民事の時効の中断事由(時効談義:その3)

 ひとまず「おふくろさん」から離れて、時効の話に戻ります。

 民事の時効の基本的な法律上の規定は、民法の第1編(総則)の第7章(時効・144条~174条の2)というところに書いてます。全部解説すると大変な事になるので、3,4回に分けて要点のみを説明する予定です(あくまでも「予定」)。

 民事の時効は、大きく分けて、「取得時効」と「消滅時効」の2つに分かれるのですが、民法では、その前に総則的な規定が置かれています(144条~161条)。これだけでもちゃんと説明するとえらい事になるので、今回は、ここのところの要点のみ。

 まず、時効というのは期間が経過すれば勝手に成立するのではなく、当事者が「援用」しないと駄目よ、というのが145条期間経過前にあらかじめ時効の利益は放棄できないよ、というのが146条。ちょっと飛んで、158条~161条に「時効の停止」という制度について規定されてますが、これは省略。

 で、簡単そうで難しいのが、その間にはさまってる時効の中断という制度(147条~157条)。実際の裁判でも、この中断に関して事実関係や法律解釈がいろいろと争われることが多く、結構やっかいです。私の顧問先の会社でも、これに関する相談がしょっちゅうあります。

 「時効の中断」というのは、簡単にいうと、取得時効でも消滅時効でもよいのですが、ある時効の期間が進行しているときに(まだ時効期間が全部経過してない時点ですね。)、ある事由があれば、時効期間が止まり、その事由が終わった時点から、再度時効期間が始まる(これまで経過した期間の途中からではなく、ゼロからです。)という制度です。この時効が止まる事由が「(時効)中断事由」です。

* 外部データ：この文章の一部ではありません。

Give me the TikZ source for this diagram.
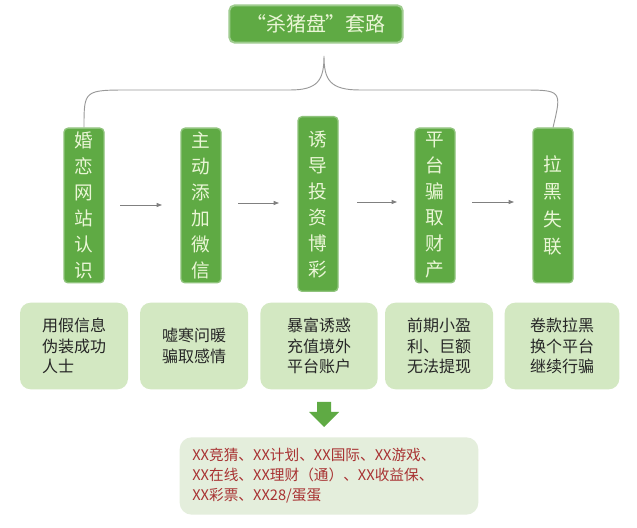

 中断事由については、147条を基本として、以下156条まで規定されてますが、素人判断は禁物です。例えば、147条の最初に中断事由として「請求」というのが書いてあります。これだけを見て、例えば、借金を払ってもらえないときに、請求書でも出して(あるいは電話でもして)請求さえしておれば時効にかからないのだな、と考えていると大きな間違い。しかし、実際そのように理解している人も世間には多いのです。ここでいう請求」による時効中断をするためには、原則として、訴訟提起などの法的な手続が必要です。詳細は、149条~152条ですが、実際のいろいろな法的手続(破産や民事再生などの倒産手続も含む)において、中断事由となるか、いつから中断か(始期)、いつまで中断か(終期)など難しい問題が未解決のまま残っている所も多いのです。

 では逆に、上に書いた単純な請求(訴訟などではないもの)だけでは中断しないのか、というと、そうでもありません。これは、153条にいう「催告」にあたるのですが、この規定では、催告それ自体は請求のひとつとして中断事由なので、時効が中断するのですが、「催告」から6ヶ月以内に、訴訟などの法的手続をしなければ、せっかく催告して時効を中断させた効力がなくなります。ややこしいですね。

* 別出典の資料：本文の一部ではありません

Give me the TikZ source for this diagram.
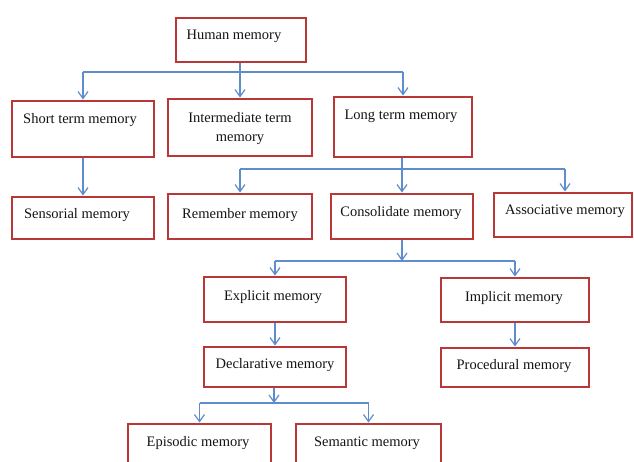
\documentclass[tikz,border=0pt]{standalone}
\usepackage{fontspec}
\setmainfont{Liberation Serif}
\usetikzlibrary{arrows.meta}
\definecolor{boxred}{RGB}{185,55,55}
\definecolor{lineblue}{RGB}{95,140,205}
\definecolor{txtcol}{RGB}{20,20,20}
\newcommand\memb[5]{\node[box, minimum width={(#4-#2)*1pt}, minimum height={(#5-#3)*1pt}] (#1) at ({(#2+#4)/2},{(#3+#5)/2}) {};}
\begin{document}
\begin{tikzpicture}[x=1pt,y=-1pt,
  box/.style={draw=boxred, line width=2.9pt, fill=white, inner sep=0pt},
  lbl/.style={text=txtcol, font=\fontsize{14.5}{19}\selectfont, inner sep=0pt, align=center, yshift=-1pt},
  conn/.style={draw=lineblue, line width=1.2pt},
  arr/.style={conn, -{Straight Barb[length=7pt,width=10pt]}}]
\useasboundingbox (0,0) rectangle (634,462);
\clip (0,0) rectangle (634,462);
\fill[white] (0,0) rectangle (634,462);
% boxes
\memb{hm}{176}{18}{306}{62}
\memb{stm}{12}{101}{154}{157}
\memb{itm}{168}{99}{312}{156}
\memb{ltm}{334}{97}{472}{157}
\memb{sen}{12}{197}{154}{239}
\memb{rem}{168}{194}{312}{239}
\memb{con}{331}{194}{473}{239}
\memb{ass}{494}{193}{632}{237}
\memb{exp}{204}{277}{346}{322}
\memb{imp}{441}{278}{589}{322}
\memb{dec}{204}{347}{346}{387}
\memb{pro}{441}{348}{589}{387}
\memb{epi}{128}{424}{271}{475}
\memb{sem}{296}{424}{441}{475}
% labels
\node[lbl] (hmt) at (234,35) {Human memory};
\node[lbl] (stmt) at (80,119) {Short term memory};
\node[lbl] (itmt) at (240,128) {Intermediate term\\memory};
\node[lbl] (ltmt) at (401,115) {Long term memory};
\node[lbl] (sent) at (77,214) {Sensorial memory};
\node[lbl] (remt) at (240,214) {Remember memory};
\node[lbl] (cont) at (401,212) {Consolidate memory};
\node[lbl] (asst) at (565,210) {Associative memory};
\node[lbl] (expt) at (273,296) {Explicit memory};
\node[lbl] (impt) at (514,297) {Implicit memory};
\node[lbl] (dect) at (275,364) {Declarative memory};
\node[lbl] (prot) at (514,365) {Procedural memory};
\node[lbl] (epit) at (198,442) {Episodic memory};
\node[lbl] (semt) at (367,442) {Semantic memory};
% junctions
\coordinate (j1) at (240,72);
\coordinate (j2) at (402,169);
\coordinate (j3) at (402,261);
\coordinate (j4) at (274,403);
% connectors
\draw[conn] (j1 |- hm.south) -- (j1);
\draw[conn] (stm.north |- j1) -- (ltm.north |- j1);
\draw[arr] (stm.north |- j1) -- (stm.north);
\draw[arr] (j1) -- (j1 |- itm.north);
\draw[arr] (ltm.north |- j1) -- (ltm.north);
\draw[arr] (stm.south) -- (sen.north);
\draw[conn] (j2 |- ltm.south) -- (j2);
\draw[conn] (rem.north |- j2) -- ([xshift=2pt]ass.north |- j2);
\draw[arr] (rem.north |- j2) -- (rem.north);
\draw[arr] (j2) -- (j2 |- con.north);
\draw[arr] ([xshift=2pt]ass.north |- j2) -- ([xshift=2pt]ass.north);
\draw[arr] (j3 |- con.south) -- (j3);
\draw[conn] (exp.north |- j3) -- (imp.north |- j3);
\draw[arr] (exp.north |- j3) -- (exp.north);
\draw[arr] (imp.north |- j3) -- (imp.north);
\draw[arr] (exp.south) -- (dec.north);
\draw[arr] (imp.south) -- (pro.north);
\draw[arr] (j4 |- dec.south) -- (j4);
\draw[conn] (epi.north |- j4) -- (sem.north |- j4);
\draw[arr] (epi.north |- j4) -- (epi.north);
\draw[arr] (sem.north |- j4) -- (sem.north);
\end{tikzpicture}
\end{document}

 そして、これも誤解している人が多いのですが、この6ヶ月という期間は更新がききません。どういうことかというと、一度、催告をして、それから6ヶ月以内にまた催告をするというように、催告だけを繰り返していたのでは駄目ということです。したがって、半年毎に請求書を送付しておれば時効は止まる、という話を聞くことがありますが、全く間違いですので、注意してください。

 また、「催告」や「承認」などの事由は、口頭であっても無効ではないのですが、後で証明できなければ困るので、きちんと証拠の残る方法でしておく必要があります。できれば、専門家に相談されることをお勧めします。